───── Data block ─────

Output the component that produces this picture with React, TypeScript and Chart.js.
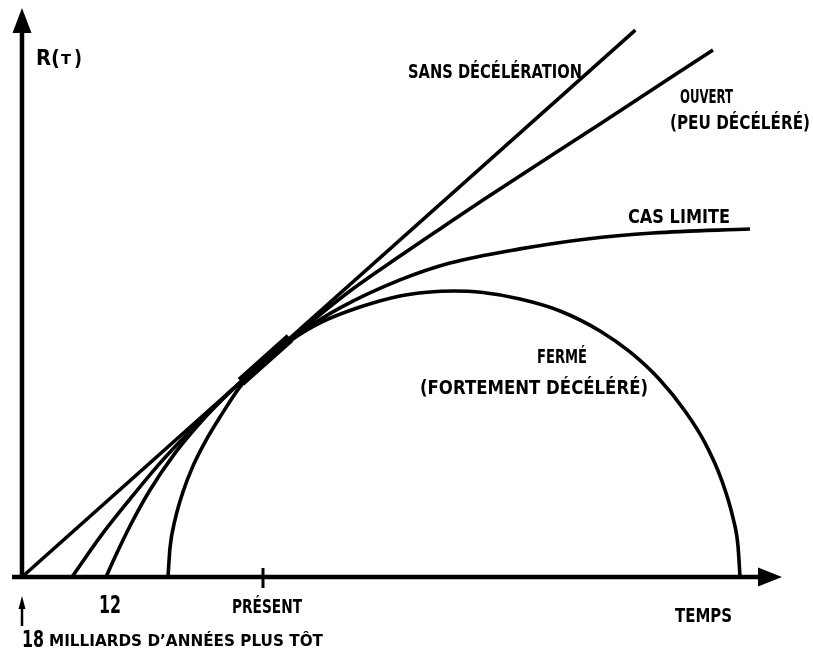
import React, { useEffect, useRef } from "react";
import { Chart, registerables } from "chart.js";

Chart.register(...registerables);

// Time in billions of years relative to the present (0); R relative to today's size
const T_SANS = [-18, 28];
const R_SANS = [0, 2.52];

const T_OUVERT = [-14.25, -12.15, -9.9, -7.65, -4.65, -2.4, 0, 2.85, 6.6, 10.35, 13.35, 16.575, 25.35, 33.825];
const R_OUVERT = [0, 0.184, 0.359, 0.525, 0.719, 0.853, 0.986, 1.134, 1.318, 1.479, 1.604, 1.737, 2.088, 2.429];

const T_LIMITE = [-11.7, -11.025, -9.9, -8.4, -6.525, -4.65, -2.4, 0, 2.85, 5.85, 10.35, 14.1, 19.35, 24.375, 29.325, 36.6];
const R_LIMITE = [0, 0.092, 0.235, 0.401, 0.571, 0.71, 0.853, 0.986, 1.124, 1.24, 1.369, 1.447, 1.512, 1.558, 1.585, 1.604];

const T_FERME = [-7.05, -6.9, -6.525, -5.925, -5.175, -4.275, -3.15, -1.65, 0, 2.1, 4.35, 7.35, 10.35, 12.375, 14.4, 16.425, 19.35, 22.35, 25.35, 27.6, 29.85, 31.725, 33.225, 34.5, 35.325, 35.7, 35.85];
const R_FERME = [0, 0.134, 0.263, 0.392, 0.512, 0.622, 0.737, 0.876, 0.986, 1.088, 1.171, 1.244, 1.295, 1.312, 1.318, 1.312, 1.281, 1.226, 1.134, 1.037, 0.908, 0.765, 0.618, 0.442, 0.272, 0.143, 0];

const T_PRESENT_SEG = [-1.575, 2.1];
const R_PRESENT_SEG = [0.9, 1.101];

// axis extents (data units)
const X_AXIS_T = [-18.75, 37.2, 39.0]; // start, arrow base, arrow tip
const Y_AXIS_R = [0, 2.507, 2.622];
const ORIGIN_T = -18;
const PRESENT_T = 0;

const SCALE_X = [-19.65, 41.325];
const SCALE_Y = [-0.3779, 2.659];

const CURVE_LABELS = ["SANS DÉCÉLÉRATION", "OUVERT", "(PEU DÉCÉLÉRÉ)", "CAS LIMITE", "FERMÉ", "(FORTEMENT DÉCÉLÉRÉ)"];
const TICK_LABELS = ["12", "PRÉSENT", "TEMPS"];
const ORIGIN_LABEL = ["18", "MILLIARDS D’ANNÉES PLUS TÔT"];
const Y_TITLE = ["R(", "T", ")"];

const FONT = '"DejaVu Sans", "Liberation Sans", sans-serif';

const toPts = (ts: number[], rs: number[]) => ts.map((t, i) => ({ x: t, y: rs[i] }));

function drawText(ctx: CanvasRenderingContext2D, text: string, left: number, bottom: number, size: number, width: number) {
  ctx.save();
  ctx.font = `bold ${size}px ${FONT}`;
  ctx.textBaseline = "alphabetic";
  ctx.textAlign = "left";
  const w = ctx.measureText(text).width;
  ctx.translate(left, bottom);
  ctx.scale(width / w, 1);
  ctx.fillStyle = "#000";
  ctx.fillText(text, 0, 0);
  ctx.restore();
}

const decorPlugin = {
  id: "decor",
  afterDatasetsDraw(chart: any) {
    const ctx: CanvasRenderingContext2D = chart.ctx;
    const xs = chart.scales.x;
    const ys = chart.scales.y;
    const px = (t: number) => xs.getPixelForValue(t);
    const py = (r: number) => ys.getPixelForValue(r);
    ctx.save();
    ctx.strokeStyle = "#000";
    ctx.fillStyle = "#000";
    ctx.lineCap = "butt";

    // x axis
    const y0 = py(0);
    ctx.lineWidth = 4.5;
    ctx.beginPath();
    ctx.moveTo(px(X_AXIS_T[0]), y0);
    ctx.lineTo(px(X_AXIS_T[1]) + 2, y0);
    ctx.stroke();
    ctx.beginPath();
    ctx.moveTo(px(X_AXIS_T[1]), y0 - 9.5);
    ctx.lineTo(px(X_AXIS_T[2]), y0);
    ctx.lineTo(px(X_AXIS_T[1]), y0 + 9.5);
    ctx.closePath();
    ctx.fill();

    // y axis
    const x0 = px(ORIGIN_T);
    ctx.beginPath();
    ctx.moveTo(x0, py(Y_AXIS_R[0]) + 2);
    ctx.lineTo(x0, py(Y_AXIS_R[1]) - 2);
    ctx.stroke();
    ctx.beginPath();
    ctx.moveTo(x0 - 9.5, py(Y_AXIS_R[1]));
    ctx.lineTo(x0, py(Y_AXIS_R[2]));
    ctx.lineTo(x0 + 9.5, py(Y_AXIS_R[1]));
    ctx.closePath();
    ctx.fill();

    // present tick
    ctx.lineWidth = 3;
    ctx.beginPath();
    ctx.moveTo(px(PRESENT_T) + 1, y0 - 9);
    ctx.lineTo(px(PRESENT_T) + 1, y0 + 11);
    ctx.stroke();

    // small arrow under origin
    ctx.lineWidth = 2.5;
    ctx.beginPath();
    ctx.moveTo(x0, y0 + 49);
    ctx.lineTo(x0, y0 + 28);
    ctx.stroke();
    ctx.beginPath();
    ctx.moveTo(x0 - 3.5, y0 + 32);
    ctx.lineTo(x0, y0 + 19);
    ctx.lineTo(x0 + 3.5, y0 + 32);
    ctx.closePath();
    ctx.fill();
    ctx.restore();

    // texts
    drawText(ctx, Y_TITLE[0], 36, 65, 21, 24);
    drawText(ctx, Y_TITLE[1], 61, 64, 14, 10);
    drawText(ctx, Y_TITLE[2], 74, 65, 21, 8);

    drawText(ctx, CURVE_LABELS[0], 408, 78, 20, 174);
    drawText(ctx, CURVE_LABELS[1], 680, 103, 20, 53);
    drawText(ctx, CURVE_LABELS[2], 670, 129, 19, 140);
    drawText(ctx, CURVE_LABELS[3], 628, 223, 20, 102);
    drawText(ctx, CURVE_LABELS[4], 537, 363, 20, 50);
    drawText(ctx, CURVE_LABELS[5], 420, 394, 19, 228);

    drawText(ctx, TICK_LABELS[0], 99, 613, 24, 22);
    drawText(ctx, TICK_LABELS[1], 232, 613, 19, 70);
    drawText(ctx, TICK_LABELS[2], 675, 622, 19, 57);

    drawText(ctx, ORIGIN_LABEL[0], 22, 647, 23, 22);
    drawText(ctx, ORIGIN_LABEL[1], 49, 646, 15, 274);
  },
};

export default function App() {
  const ref = useRef<HTMLCanvasElement | null>(null);

  useEffect(() => {
    if (!ref.current) return;
    const line = (data: { x: number; y: number }[], width = 3.6) => ({
      data,
      borderColor: "#000",
      backgroundColor: "#000",
      borderWidth: width,
      pointRadius: 0,
      cubicInterpolationMode: "monotone",
      fill: false,
    });
    const chart = new Chart(ref.current, {
      type: "line",
      data: {
        datasets: [
          { label: "Sans décélération", ...line(toPts(T_SANS, R_SANS)) },
          { label: "Ouvert", ...line(toPts(T_OUVERT, R_OUVERT)) },
          { label: "Cas limite", ...line(toPts(T_LIMITE, R_LIMITE)) },
          { label: "Fermé", ...line(toPts(T_FERME, R_FERME)) },
          { label: "Présent", ...line(toPts(T_PRESENT_SEG, R_PRESENT_SEG), 10) },
        ] as any,
      },
      options: {
        animation: false,
        responsive: true,
        maintainAspectRatio: false,
        layout: { padding: 0 },
        plugins: { legend: { display: false }, tooltip: { enabled: false } },
        events: [],
        scales: {
          x: { type: "linear", display: false, min: SCALE_X[0], max: SCALE_X[1] },
          y: { type: "linear", display: false, min: SCALE_Y[0], max: SCALE_Y[1] },
        },
      },
      plugins: [decorPlugin],
    });
    return () => chart.destroy();
  }, []);

  return (
    <div style={{ position: "fixed", left: 0, top: 0, width: 813, height: 659, background: "#fff" }}>
      <canvas ref={ref} />
    </div>
  );
}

─────

▶ Task details
From the first line above to the line containing "const R_SANS = [0, 2.52];", repeat each line exactly. Pictures stay out.

▶ The response
Output the component that produces this picture with React, TypeScript and Chart.js.
import React, { useEffect, useRef } from "react";
import { Chart, registerables } from "chart.js";

Chart.register(...registerables);

// Time in billions of years relative to the present (0); R relative to today's size
const T_SANS = [-18, 28];
const R_SANS = [0, 2.52];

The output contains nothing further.